The new group, named AP CRO, includes Axis Clinicals, QPS BioServe India, Sipra Labs, Aizant Drug Research Solutions and CRBio and is intended as a self-regulating body designed to ensure the research is carried out in an ethical manner, according to the Times of India.
One of AP CRO’s first activities will be to develop a programme whereby video and audio recordings are taken as patients enrol in trials to address concerns that participants, particularly in rural areas, are sometimes not made properly aware they are taking part in research.
AP CRO member Axis Clinicals, part of Aurobindo Pharma, was the focus of such concerns in June after the DCGI banned it from conducting bioequivalency and bioavailability studies after allegations the CRO had failed to obtain consent from women enrolled in a cancer study it carried out in Pidugualla.
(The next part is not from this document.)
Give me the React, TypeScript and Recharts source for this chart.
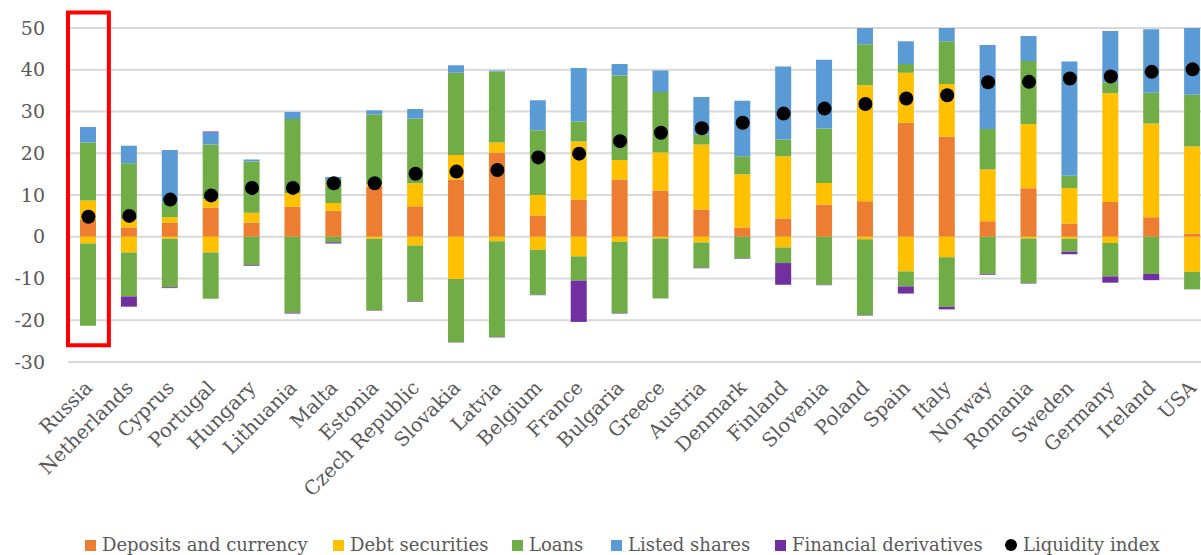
import React from 'react';
import {
  ComposedChart,
  Bar,
  Line,
  XAxis,
  YAxis,
  CartesianGrid,
  ReferenceArea,
} from 'recharts';

const countries = [
  'Russia', 'Netherlands', 'Cyprus', 'Portugal', 'Hungary', 'Lithuania', 'Malta',
  'Estonia', 'Czech Republic', 'Slovakia', 'Latvia', 'Belgium', 'France', 'Bulgaria',
  'Greece', 'Austria', 'Denmark', 'Finland', 'Slovenia', 'Poland', 'Spain', 'Italy',
  'Norway', 'Romania', 'Sweden', 'Germany', 'Ireland', 'USA',
];

// positive parts of each component
const deposits = [4.0, 2.2, 3.4, 7.0, 3.4, 7.2, 6.2, 12.0, 7.3, 13.7, 20.2, 5.1, 8.9, 13.7, 11.1, 6.5, 2.2, 4.4, 7.7, 8.5, 27.3, 24.0, 3.7, 11.6, 3.2, 8.3, 4.7, 0.7];
const debtPos = [4.7, 2.0, 1.3, 1.9, 2.35, 3.3, 1.9, 0.5, 5.5, 5.9, 2.4, 4.9, 13.9, 4.7, 9.1, 15.6, 12.8, 14.9, 5.2, 27.8, 12.0, 12.6, 12.4, 15.4, 8.5, 26.1, 22.4, 20.9];
const loansPos = [13.9, 13.4, 3.5, 13.2, 12.25, 17.7, 5.5, 16.8, 15.5, 19.7, 17.0, 15.5, 4.8, 20.2, 14.5, 2.4, 4.3, 4.0, 13.0, 9.8, 2.1, 10.2, 9.7, 15.1, 2.9, 2.6, 7.4, 12.4];
const shares = [3.7, 4.2, 12.6, 2.9, 0.5, 1.7, 0.7, 1.0, 2.3, 1.8, 0.2, 7.2, 12.8, 2.8, 5.1, 9.0, 13.3, 17.5, 16.5, 6.5, 5.4, 4.5, 20.1, 6.0, 27.4, 12.3, 15.2, 17.0];

// negative parts
const debtNeg = [-1.6, -3.75, -0.5, -3.75, 0, 0, 0, -0.5, -2.1, -10.1, -1.1, -3.1, -4.7, -1.2, -0.4, -1.4, 0, -2.6, 0, -0.6, -8.3, -4.9, 0, -0.4, -0.5, -1.5, 0, -8.4];
const loansNeg = [-19.7, -10.55, -11.6, -11.1, -6.75, -18.2, -1.3, -17.1, -13.4, -15.1, -22.9, -10.8, -5.8, -17.1, -14.4, -6.0, -5.2, -3.7, -11.5, -18.2, -3.6, -11.9, -8.9, -10.7, -3.1, -8.0, -8.9, -4.2];
const derivatives = [0, -2.45, -0.2, 0.2, -0.2, -0.2, -0.3, -0.1, -0.1, -0.1, -0.1, -0.1, -9.9, -0.1, 0, -0.15, -0.1, -5.2, -0.1, -0.1, -1.7, -0.6, -0.2, -0.1, -0.6, -1.5, -1.5, 0];

const liquidity = [4.8, 5.0, 8.9, 9.9, 11.7, 11.7, 12.8, 12.8, 15.1, 15.6, 16.0, 19.0, 19.9, 22.9, 24.9, 26.0, 27.3, 29.5, 30.7, 31.8, 33.1, 33.9, 37.0, 37.1, 37.9, 38.4, 39.5, 40.1];

const yTicks = [-30, -20, -10, 0, 10, 20, 30, 40, 50];

const data = countries.map((country, i) => ({
  country,
  deposits: deposits[i],
  debtPos: debtPos[i],
  debtNeg: debtNeg[i],
  loansPos: loansPos[i],
  loansNeg: loansNeg[i],
  shares: shares[i],
  derivatives: derivatives[i],
  liquidity: liquidity[i],
}));

const FONT = '"DejaVu Serif", serif';
const TEXT = '#595959';

const legendItems = [
  { label: 'Deposits and currency', color: '#ED7D31', left: 85 },
  { label: 'Debt securities', color: '#FFC000', left: 333 },
  { label: 'Loans', color: '#70AD47', left: 512 },
  { label: 'Listed shares', color: '#5B9BD5', left: 611 },
  { label: 'Financial derivatives', color: '#7030A0', left: 775 },
  { label: 'Liquidity index', color: '#000000', left: 1005, round: true },
];

const CountryTick = ({ x, y, payload }: any) => {
  const tx = x + 5;
  const ty = y + 27;
  return (
    <text
      x={tx}
      y={ty}
      transform={`rotate(-45, ${tx}, ${ty})`}
      textAnchor="end"
      fill={TEXT}
      fontSize={19.5}
      fontFamily={FONT}
    >
      {payload.value}
    </text>
  );
};

export default function App() {
  return (
    <div
      style={{
        position: 'absolute',
        left: 0,
        top: 0,
        width: 1201,
        height: 555,
        overflow: 'hidden',
        background: '#fff',
      }}
    >
      <ComposedChart
        width={1220}
        height={555}
        data={data}
        stackOffset="sign"
        margin={{ top: 28, right: 7, left: 0, bottom: 0 }}
        barSize={16}
      >
        <CartesianGrid vertical={false} stroke="#d9d9d9" strokeWidth={2} />
        <XAxis
          dataKey="country"
          interval={0}
          height={193}
          axisLine={false}
          tickLine={false}
          tickSize={0}
          tickMargin={0}
          tick={<CountryTick />}
        />
        <YAxis
          width={68}
          domain={[-30, 50]}
          ticks={yTicks}
          allowDataOverflow
          axisLine={false}
          tickLine={false}
          tickSize={0}
          tickMargin={23}
          tick={{ fontSize: 19, fill: TEXT, fontFamily: FONT }}
        />
        <Bar dataKey="deposits" stackId="s" fill="#ED7D31" isAnimationActive={false} />
        <Bar dataKey="debtPos" stackId="s" fill="#FFC000" isAnimationActive={false} />
        <Bar dataKey="debtNeg" stackId="s" fill="#FFC000" isAnimationActive={false} />
        <Bar dataKey="loansPos" stackId="s" fill="#70AD47" isAnimationActive={false} />
        <Bar dataKey="loansNeg" stackId="s" fill="#70AD47" isAnimationActive={false} />
        <Bar dataKey="shares" stackId="s" fill="#5B9BD5" isAnimationActive={false} />
        <Bar dataKey="derivatives" stackId="s" fill="#7030A0" isAnimationActive={false} />
        <Line
          dataKey="liquidity"
          stroke="none"
          dot={{ r: 7, fill: '#000', stroke: 'none' }}
          activeDot={false}
          isAnimationActive={false}
        />
        <ReferenceArea
          x1="Russia"
          x2="Russia"
          y1={-26}
          y2={53.7}
          fill="none"
          stroke="#FF0000"
          strokeWidth={4}
          ifOverflow="visible"
        />
      </ComposedChart>
      {legendItems.map((item) => (
        <div
          key={item.label}
          style={{
            position: 'absolute',
            left: item.left,
            top: 536,
            display: 'flex',
            alignItems: 'center',
            fontFamily: FONT,
            fontSize: 18,
            lineHeight: '18px',
            color: TEXT,
            whiteSpace: 'nowrap',
          }}
        >
          <span
            style={{
              display: 'inline-block',
              width: item.round ? 12 : 11,
              height: item.round ? 12 : 11,
              borderRadius: item.round ? '50%' : 0,
              background: item.color,
              marginRight: item.round ? 6 : 6,
            }}
          />
          {item.label}
        </div>
      ))}
    </div>
  );
}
The DCGI gave Axis the go ahead to resume conducting clinical trials last month after inspecting the firm’s facility in Miyapur in the city and the CRO revised some of its recruitment protocols.
Nevertheless, this and a number of other incidents have started to tarnish the reputation of clinical research conducted in India and those in Andhra Pradesh in particular – hence the decision to establish the new self-regulatory body.
Axis MD Sarath Reddy told the Hindu Business Line that: “We have decided to maintain video and audio recording of the consent process at the time of enrolling volunteers to rule out any deficiencies and complaints of inadequate briefing of volunteers.”
Sunil Reddy from QPS Bioserve went further, telling the Times of India that: "We do not lure illiterate people. In fact, when these illiterate people sign the consent form it is mandatory that one literate guardian has to accompany the person.”
"To put an end to this controversy, many CROs have decided not to take illiterate subjects," he added.